Vitamin D Penting dalam Pencegahan COVID-19, Ini Kata Ahli
- Times of India
VIVA – Vitamin D telah direkomendasikan oleh banyak ahli sebagai pengobatan pencegahan untuk infeksi COVID-19. Vitamin D diproduksi di dalam tubuh saat kulit terkena sinar matahari. Tinggal di dalam ruangan menghambat tingkat vitamin D dalam tubuh.
Selama lonjakan COVID-19, ketika semua orang disarankan untuk tinggal di dalam rumah, sangat penting untuk memeriksa kadar vitamin D dalam tubuh.
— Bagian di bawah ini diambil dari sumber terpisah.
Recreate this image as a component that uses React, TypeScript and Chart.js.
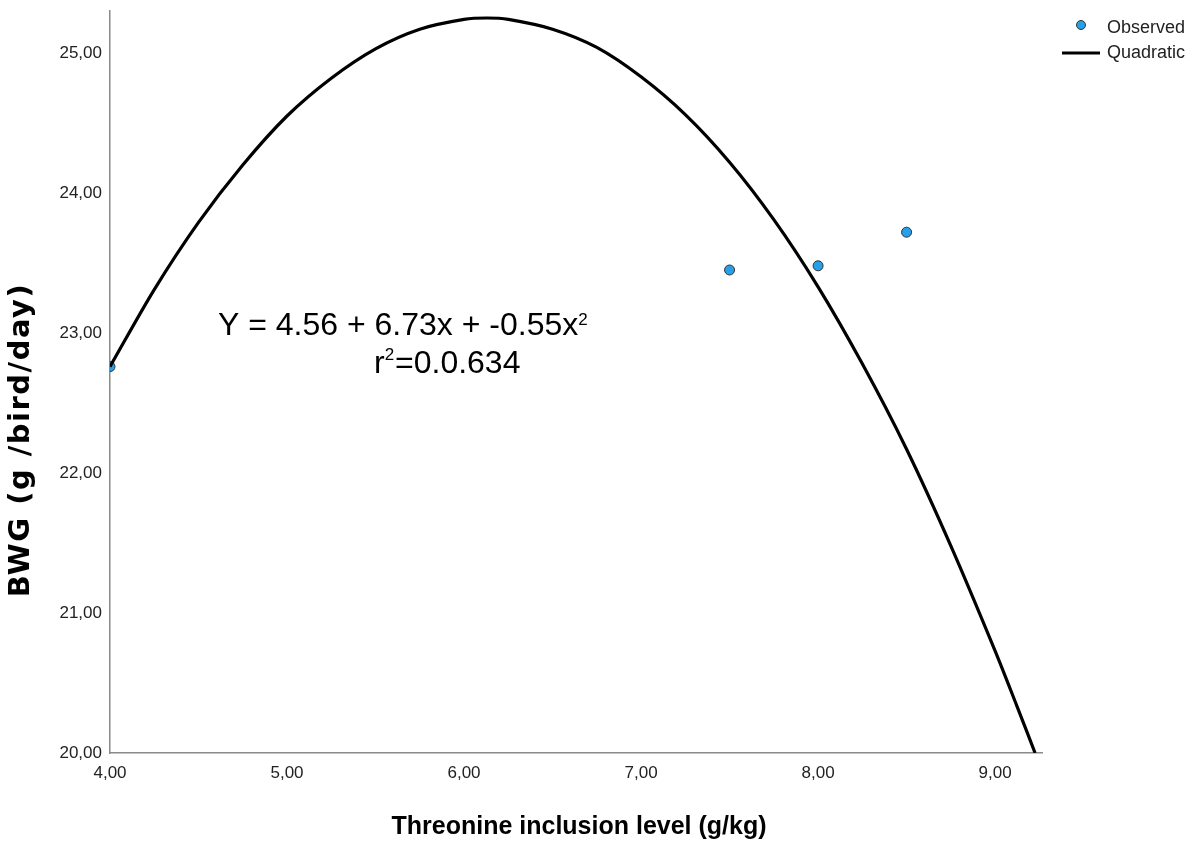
import { useEffect, useRef } from 'react';
import { Chart, registerables } from 'chart.js';

Chart.register(...registerables);

// Observed data points
const observedX = [4.0, 7.5, 8.0, 8.5];
const observedY = [22.76, 23.45, 23.48, 23.72];

// Fitted quadratic curve
const curveX = [4.0, 4.25, 4.5, 4.75, 5.0, 5.25, 5.5, 5.75, 6.0, 6.13, 6.25, 6.5, 6.75, 7.0, 7.25, 7.5, 7.75, 8.0, 8.25, 8.5, 8.75, 9.0, 9.125, 9.226];
const curveY = [22.76, 23.31, 23.79, 24.2, 24.55, 24.82, 25.03, 25.17, 25.24, 25.25, 25.24, 25.17, 25.04, 24.83, 24.56, 24.22, 23.81, 23.33, 22.78, 22.17, 21.48, 20.73, 20.33, 20.0];

// Axis ticks
const xTickValues = [4, 5, 6, 7, 8, 9];
const xTickLabels = ['4,00', '5,00', '6,00', '7,00', '8,00', '9,00'];
const yTickValues = [20, 21, 22, 23, 24, 25];
const yTickLabels = ['20,00', '21,00', '22,00', '23,00', '24,00', '25,00'];

// Texts
const xAxisTitle = 'Threonine inclusion level (g/kg)';
const yAxisTitle = 'BWG (g /bird/day)';
const legendLabels = ['Observed', 'Quadratic'];
const equationMain = 'Y = 4.56 + 6.73x + -0.55x';
const equationSup = '2';
const rSquaredPrefix = 'r';
const rSquaredSup = '2';
const rSquaredValue = '=0.0.634';

const POINT_FILL = '#27a0ec';
const POINT_BORDER = '#333333';
const AXIS_COLOR = '#8a8a8a';
const TICK_FONT = '"Liberation Sans Narrow", "Liberation Sans", Arial, sans-serif';

const overlayPlugin = {
  id: 'overlay',
  afterDraw(chart: any) {
    const ctx = chart.ctx as CanvasRenderingContext2D;
    ctx.save();
    ctx.fillStyle = '#000';

    // Y axis title
    ctx.save();
    ctx.translate(21, 440);
    ctx.rotate(-Math.PI / 2);
    ctx.textAlign = 'center';
    ctx.textBaseline = 'middle';
    ctx.font = 'bold 29px "DejaVu Sans", sans-serif';
    (ctx as any).letterSpacing = '1.5px';
    ctx.fillText(yAxisTitle, 0, 0);
    (ctx as any).letterSpacing = '0px';
    ctx.restore();

    // X axis title
    ctx.textAlign = 'center';
    ctx.textBaseline = 'middle';
    ctx.font = 'bold 25px "Liberation Sans", Arial, sans-serif';
    ctx.fillText(xAxisTitle, 579, 827);

    // Equation
    ctx.textAlign = 'left';
    ctx.textBaseline = 'alphabetic';
    ctx.font = '32px "Liberation Sans", Arial, sans-serif';
    ctx.fillText(equationMain, 218, 335);
    const w1 = ctx.measureText(equationMain).width;
    ctx.font = '17px "Liberation Sans", Arial, sans-serif';
    ctx.fillText(equationSup, 218 + w1, 325);

    ctx.font = '32px "Liberation Sans", Arial, sans-serif';
    ctx.fillText(rSquaredPrefix, 374, 373);
    const wr = ctx.measureText(rSquaredPrefix).width;
    ctx.font = '17px "Liberation Sans", Arial, sans-serif';
    ctx.fillText(rSquaredSup, 374 + wr, 360);
    ctx.font = '32px "Liberation Sans", Arial, sans-serif';
    ctx.fillText(rSquaredValue, 395, 373);

    // Legend
    ctx.beginPath();
    ctx.arc(1081, 25, 4.5, 0, Math.PI * 2);
    ctx.fillStyle = POINT_FILL;
    ctx.fill();
    ctx.lineWidth = 1;
    ctx.strokeStyle = POINT_BORDER;
    ctx.stroke();

    ctx.beginPath();
    ctx.moveTo(1062, 53);
    ctx.lineTo(1100, 53);
    ctx.lineWidth = 3;
    ctx.strokeStyle = '#000';
    ctx.stroke();

    ctx.fillStyle = '#222';
    ctx.font = `18px ${TICK_FONT}`;
    ctx.textBaseline = 'middle';
    ctx.fillText(legendLabels[0], 1107, 28);
    ctx.fillText(legendLabels[1], 1107, 53);

    ctx.restore();
  },
};

export default function App() {
  const canvasRef = useRef<HTMLCanvasElement | null>(null);

  useEffect(() => {
    if (!canvasRef.current) return;
    const chart = new Chart(canvasRef.current, {
      type: 'scatter',
      data: {
        datasets: [
          {
            label: legendLabels[1],
            data: curveX.map((x, i) => ({ x, y: curveY[i] })),
            showLine: true,
            borderColor: '#000',
            borderWidth: 3.2,
            pointRadius: 0,
            tension: 0.3,
            order: 0,
            clip: 0,
          },
          {
            label: legendLabels[0],
            data: observedX.map((x, i) => ({ x, y: observedY[i] })),
            showLine: false,
            backgroundColor: POINT_FILL,
            borderColor: POINT_BORDER,
            borderWidth: 1,
            pointRadius: 5,
            order: 1,
            clip: 0,
          },
        ],
      },
      options: {
        responsive: false,
        animation: false,
        layout: { padding: { left: 0, top: 11, right: 160, bottom: 0 } },
        plugins: {
          legend: { display: false },
          tooltip: { enabled: false },
        },
        scales: {
          x: {
            type: 'linear',
            min: 4,
            max: 9.265,
            grid: { display: false, drawTicks: false },
            border: { display: true, color: AXIS_COLOR, width: 1.5 },
            afterBuildTicks: (scale: any) => {
              scale.ticks = xTickValues.map((v) => ({ value: v }));
            },
            afterFit: (scale: any) => {
              scale.height = 92;
              scale.paddingLeft = 0;
              scale.paddingRight = 0;
            },
            ticks: {
              padding: 10,
              color: '#222',
              font: { family: TICK_FONT, size: 17 },
              maxRotation: 0,
              autoSkip: false,
              callback: (v: any) => {
                const i = xTickValues.indexOf(Number(v));
                return i >= 0 ? xTickLabels[i] : '';
              },
            },
          },
          y: {
            type: 'linear',
            min: 20,
            max: 25.3,
            grid: { display: false, drawTicks: false },
            border: { display: true, color: AXIS_COLOR, width: 1.5 },
            afterBuildTicks: (scale: any) => {
              scale.ticks = yTickValues.map((v) => ({ value: v }));
            },
            afterFit: (scale: any) => {
              scale.width = 110;
              scale.paddingTop = 0;
              scale.paddingBottom = 0;
            },
            ticks: {
              padding: 8,
              color: '#222',
              font: { family: TICK_FONT, size: 17 },
              autoSkip: false,
              callback: (v: any) => {
                const i = yTickValues.indexOf(Number(v));
                return i >= 0 ? yTickLabels[i] : '';
              },
            },
          },
        },
      },
      plugins: [overlayPlugin],
    });
    return () => chart.destroy();
  }, []);

  return (
    <div style={{ position: 'fixed', left: 0, top: 0, width: 1202, height: 845, background: '#fff' }}>
      <canvas ref={canvasRef} width={1202} height={845} style={{ width: 1202, height: 845 }} />
    </div>
  );
}
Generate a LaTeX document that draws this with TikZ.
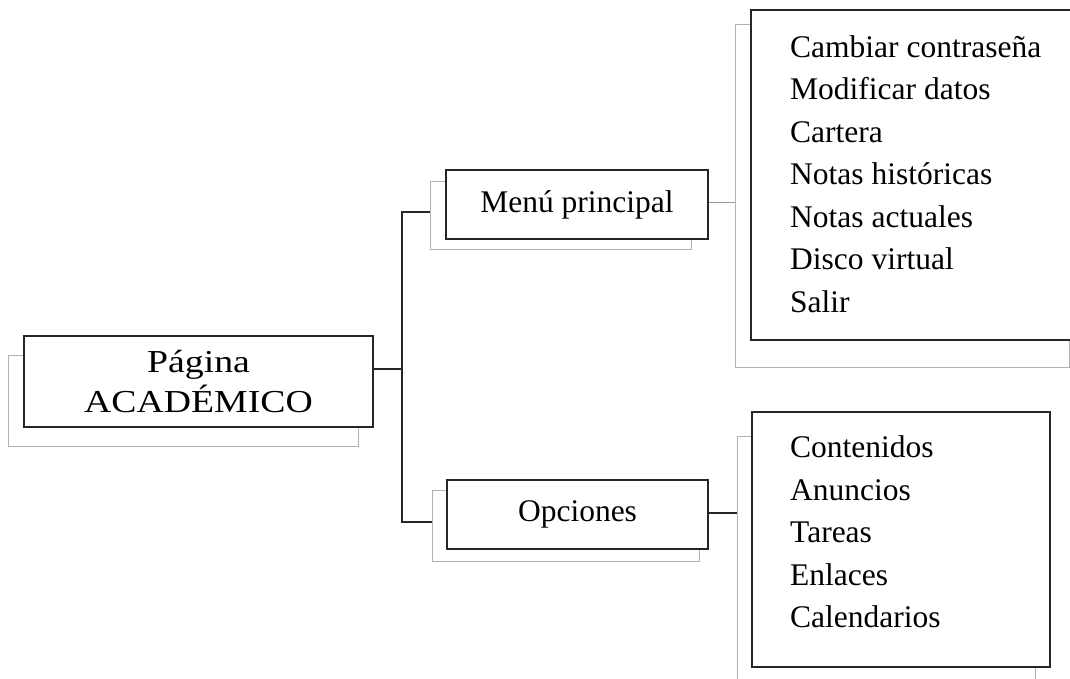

Meskipun tidak ada bukti langsung tentang efek vitamin D dalam pengobatan COVID-19, karena perannya dalam mengendalikan peradangan, vitamin D dianggap sebagai pengobatan pencegahan oleh para ahli. Infeksi COVID-19 menyebabkan miokarditis, trombosis mikrovaskular, dan/atau badai sitokin yang semuanya melibatkan peradangan.
Peran utama vitamin D adalah untuk meningkatkan kekebalan dan meredakan peradangan dan ini mungkin mengapa ada saran untuk meningkatkan asupan vitamin D untuk mencegah COVID-19. Rendahnya tingkat vitamin D telah dikaitkan dengan peningkatan sitokin inflamasi.
Sebagian karena perintah pemerintah dan sebagian karena kepedulian terhadap kesehatan mereka sendiri, orang-orang lebih memilih untuk tinggal di dalam rumah akhir-akhir ini. Meskipun di satu sisi merupakan berkah karena penyebaran virus corona di masyarakat dapat dikendalikan sampai batas tertentu, namun di sisi lain dapat memicu penurunan kadar Vitamin D dalam tubuh.
"Pendapat kami adalah jika vitamin D memang mengurangi keparahan COVID-19 terkait dengan pneumonia/ARDS, peradangan, sitokin inflamasi, dan trombosis, maka suplemen akan menawarkan pilihan yang relatif mudah untuk mengurangi dampak pandemi," kata sekelompok peneliti di University of Minnesota, Minneapolis, AS dikutip dari Times of India.
“Kadar vitamin D yang rendah telah dikaitkan dengan peningkatan sitokin inflamasi dan peningkatan risiko pneumonia dan infeksi saluran pernapasan atas yang disebabkan oleh virus secara signifikan. Kekurangan vitamin D dikaitkan dengan peningkatan episode trombotik, yang sering diamati pada COVID-19. Kekurangan D telah ditemukan lebih sering terjadi pada pasien dengan obesitas dan diabetes. Kondisi ini dilaporkan membawa kematian yang lebih tinggi pada COVID-19, " kata para peneliti juga.
Sesuai dengan Harvard School of Public Health, dalam sebuah studi tentang flu musiman dan pandemi yang disebabkan oleh virus H1N1 pada tahun 2009 diamati bahwa suplementasi vitamin D menurunkan kemungkinan mengembangkan infeksi saluran pernapasan akut sebesar 12% hingga 75%.
“Efek menguntungkan dari suplemen terlihat pada pasien di segala usia, dan individu dengan penyakit kronis yang sudah ada sebelumnya. Di antara mereka yang terinfeksi, gejala flu lebih sedikit dan pemulihan lebih awal jika mereka menerima dosis vitamin D lebih besar dari 1000 IU. Manfaatnya relatif lebih besar pada individu dengan kekurangan vitamin D daripada mereka yang memiliki kadar vitamin D yang cukup," kata artikel Harvard.
Seseorang harus menerima saran ahli mengenai suplemen vitamin D. Terlepas dari ini, seseorang harus mengekspos kulit ke sinar matahari selama beberapa menit setiap hari. Seseorang harus menambahkan makanan yang kaya vitamin D dalam makanan sehari-hari mereka.
Makanan seperti ikan berlemak seperti salmon, minyak ikan cod, jamur, susu sapi, susu kedelai, dan telur kaya akan vitamin D. Biasanya terlihat bahwa orang yang lebih tua selalu kekurangan zat gizi mikro. Suplementasi adalah kebutuhan bagi orang-orang yang termasuk dalam kelompok usia ini.